#### The request:
Retype word for word the first line of the listing and each line after it up to the line with "import * as", with the pictures taken out.
- - -
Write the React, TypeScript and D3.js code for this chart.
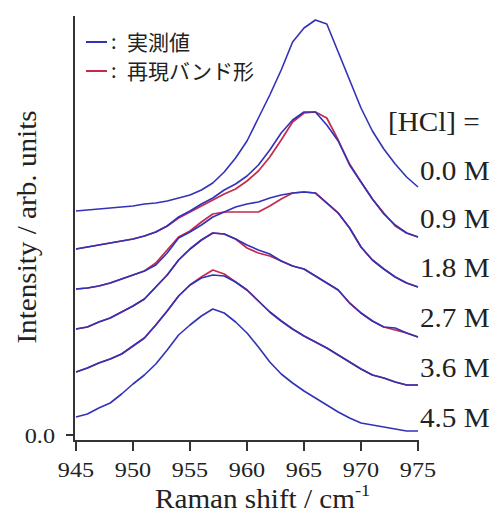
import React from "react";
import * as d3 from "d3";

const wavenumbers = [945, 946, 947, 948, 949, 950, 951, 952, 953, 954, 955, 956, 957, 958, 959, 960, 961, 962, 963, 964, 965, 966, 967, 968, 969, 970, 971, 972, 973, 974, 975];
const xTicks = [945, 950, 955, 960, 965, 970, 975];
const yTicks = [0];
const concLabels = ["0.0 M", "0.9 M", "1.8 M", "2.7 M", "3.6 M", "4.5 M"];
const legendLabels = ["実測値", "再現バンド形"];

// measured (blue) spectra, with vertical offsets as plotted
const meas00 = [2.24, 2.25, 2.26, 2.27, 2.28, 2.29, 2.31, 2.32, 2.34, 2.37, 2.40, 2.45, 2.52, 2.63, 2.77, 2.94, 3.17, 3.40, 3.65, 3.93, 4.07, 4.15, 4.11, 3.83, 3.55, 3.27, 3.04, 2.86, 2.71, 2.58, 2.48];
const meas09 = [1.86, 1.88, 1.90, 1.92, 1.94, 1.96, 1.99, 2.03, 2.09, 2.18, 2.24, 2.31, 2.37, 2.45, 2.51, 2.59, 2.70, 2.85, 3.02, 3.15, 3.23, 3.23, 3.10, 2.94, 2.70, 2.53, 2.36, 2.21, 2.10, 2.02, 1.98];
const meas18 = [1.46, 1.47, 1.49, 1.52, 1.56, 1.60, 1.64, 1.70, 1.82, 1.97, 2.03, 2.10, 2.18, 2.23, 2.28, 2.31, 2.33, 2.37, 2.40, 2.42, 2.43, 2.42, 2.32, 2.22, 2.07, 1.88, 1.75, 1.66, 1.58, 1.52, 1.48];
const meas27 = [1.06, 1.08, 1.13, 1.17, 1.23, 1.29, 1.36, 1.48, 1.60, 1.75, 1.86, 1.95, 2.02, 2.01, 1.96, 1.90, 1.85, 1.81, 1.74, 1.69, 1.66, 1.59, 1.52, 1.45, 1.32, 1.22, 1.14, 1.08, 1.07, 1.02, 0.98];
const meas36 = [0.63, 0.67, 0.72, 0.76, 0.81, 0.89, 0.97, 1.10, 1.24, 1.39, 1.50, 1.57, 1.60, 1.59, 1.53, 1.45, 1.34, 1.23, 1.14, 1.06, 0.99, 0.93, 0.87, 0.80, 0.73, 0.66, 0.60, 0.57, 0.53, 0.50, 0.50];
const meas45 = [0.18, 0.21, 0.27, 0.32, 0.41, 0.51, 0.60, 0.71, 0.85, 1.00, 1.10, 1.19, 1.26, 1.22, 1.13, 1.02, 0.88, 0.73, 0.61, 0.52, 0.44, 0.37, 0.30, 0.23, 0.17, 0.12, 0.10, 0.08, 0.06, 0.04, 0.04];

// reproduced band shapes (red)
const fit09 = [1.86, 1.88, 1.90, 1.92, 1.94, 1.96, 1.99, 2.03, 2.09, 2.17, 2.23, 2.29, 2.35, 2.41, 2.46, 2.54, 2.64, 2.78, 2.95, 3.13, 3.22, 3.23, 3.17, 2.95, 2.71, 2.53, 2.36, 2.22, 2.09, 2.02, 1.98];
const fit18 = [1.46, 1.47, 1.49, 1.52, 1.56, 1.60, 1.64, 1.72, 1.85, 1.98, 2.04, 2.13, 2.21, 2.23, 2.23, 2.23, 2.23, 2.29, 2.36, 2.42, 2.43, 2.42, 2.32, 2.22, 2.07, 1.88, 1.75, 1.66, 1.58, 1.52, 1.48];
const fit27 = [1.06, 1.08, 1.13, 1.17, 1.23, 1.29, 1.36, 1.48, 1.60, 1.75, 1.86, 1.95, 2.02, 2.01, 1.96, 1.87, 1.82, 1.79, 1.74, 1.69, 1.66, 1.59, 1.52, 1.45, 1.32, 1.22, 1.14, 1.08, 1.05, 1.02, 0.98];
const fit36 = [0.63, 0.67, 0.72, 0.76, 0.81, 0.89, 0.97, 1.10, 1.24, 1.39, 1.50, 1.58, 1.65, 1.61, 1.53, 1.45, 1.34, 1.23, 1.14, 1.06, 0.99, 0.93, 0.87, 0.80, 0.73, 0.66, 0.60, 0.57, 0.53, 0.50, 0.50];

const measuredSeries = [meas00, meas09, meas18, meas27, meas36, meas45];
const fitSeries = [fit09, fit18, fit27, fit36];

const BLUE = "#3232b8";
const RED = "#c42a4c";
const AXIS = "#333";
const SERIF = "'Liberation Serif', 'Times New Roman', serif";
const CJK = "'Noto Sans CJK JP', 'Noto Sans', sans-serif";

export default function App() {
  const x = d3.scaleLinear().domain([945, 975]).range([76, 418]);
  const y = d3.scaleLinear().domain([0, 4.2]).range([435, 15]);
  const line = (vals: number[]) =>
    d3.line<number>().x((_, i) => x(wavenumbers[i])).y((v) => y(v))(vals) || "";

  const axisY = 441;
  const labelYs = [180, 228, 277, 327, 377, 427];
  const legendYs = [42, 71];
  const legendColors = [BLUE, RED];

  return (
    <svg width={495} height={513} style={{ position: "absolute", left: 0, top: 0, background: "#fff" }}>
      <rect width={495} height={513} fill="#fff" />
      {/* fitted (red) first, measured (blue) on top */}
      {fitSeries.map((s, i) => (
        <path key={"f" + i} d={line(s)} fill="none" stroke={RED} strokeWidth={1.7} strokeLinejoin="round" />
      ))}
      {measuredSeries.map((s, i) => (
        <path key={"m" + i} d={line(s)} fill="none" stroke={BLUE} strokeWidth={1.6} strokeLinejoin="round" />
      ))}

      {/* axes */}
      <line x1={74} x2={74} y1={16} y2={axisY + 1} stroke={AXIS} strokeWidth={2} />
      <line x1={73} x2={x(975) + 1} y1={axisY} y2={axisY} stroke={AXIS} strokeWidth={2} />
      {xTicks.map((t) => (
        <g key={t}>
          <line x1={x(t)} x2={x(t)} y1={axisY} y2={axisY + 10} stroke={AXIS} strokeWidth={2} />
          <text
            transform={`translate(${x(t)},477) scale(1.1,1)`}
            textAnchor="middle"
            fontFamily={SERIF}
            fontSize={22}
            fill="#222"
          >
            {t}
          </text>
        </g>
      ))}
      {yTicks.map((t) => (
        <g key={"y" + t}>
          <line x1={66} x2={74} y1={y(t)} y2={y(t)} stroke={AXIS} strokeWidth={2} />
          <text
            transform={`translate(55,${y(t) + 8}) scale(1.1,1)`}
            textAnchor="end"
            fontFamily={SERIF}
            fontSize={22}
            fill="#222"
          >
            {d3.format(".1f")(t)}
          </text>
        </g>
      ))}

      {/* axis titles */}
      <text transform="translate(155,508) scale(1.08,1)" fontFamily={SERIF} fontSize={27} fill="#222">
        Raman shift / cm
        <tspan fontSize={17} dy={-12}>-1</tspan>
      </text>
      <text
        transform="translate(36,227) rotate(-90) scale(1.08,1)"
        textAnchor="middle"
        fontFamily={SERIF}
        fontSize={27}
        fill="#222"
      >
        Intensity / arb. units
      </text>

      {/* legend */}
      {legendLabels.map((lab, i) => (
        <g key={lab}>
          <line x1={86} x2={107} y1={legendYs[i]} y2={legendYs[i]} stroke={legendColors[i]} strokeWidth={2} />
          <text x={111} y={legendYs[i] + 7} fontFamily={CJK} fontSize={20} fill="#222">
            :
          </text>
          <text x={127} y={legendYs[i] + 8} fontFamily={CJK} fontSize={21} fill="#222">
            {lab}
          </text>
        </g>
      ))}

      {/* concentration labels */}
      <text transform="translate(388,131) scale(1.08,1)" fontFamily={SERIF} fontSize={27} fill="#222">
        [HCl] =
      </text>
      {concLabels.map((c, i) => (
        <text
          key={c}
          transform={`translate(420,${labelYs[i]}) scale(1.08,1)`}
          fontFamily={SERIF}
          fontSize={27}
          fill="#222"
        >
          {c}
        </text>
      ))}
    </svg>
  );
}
- - -
#### Result of the exercise:
Write the React, TypeScript and D3.js code for this chart.
import React from "react";
import * as d3 from "d3";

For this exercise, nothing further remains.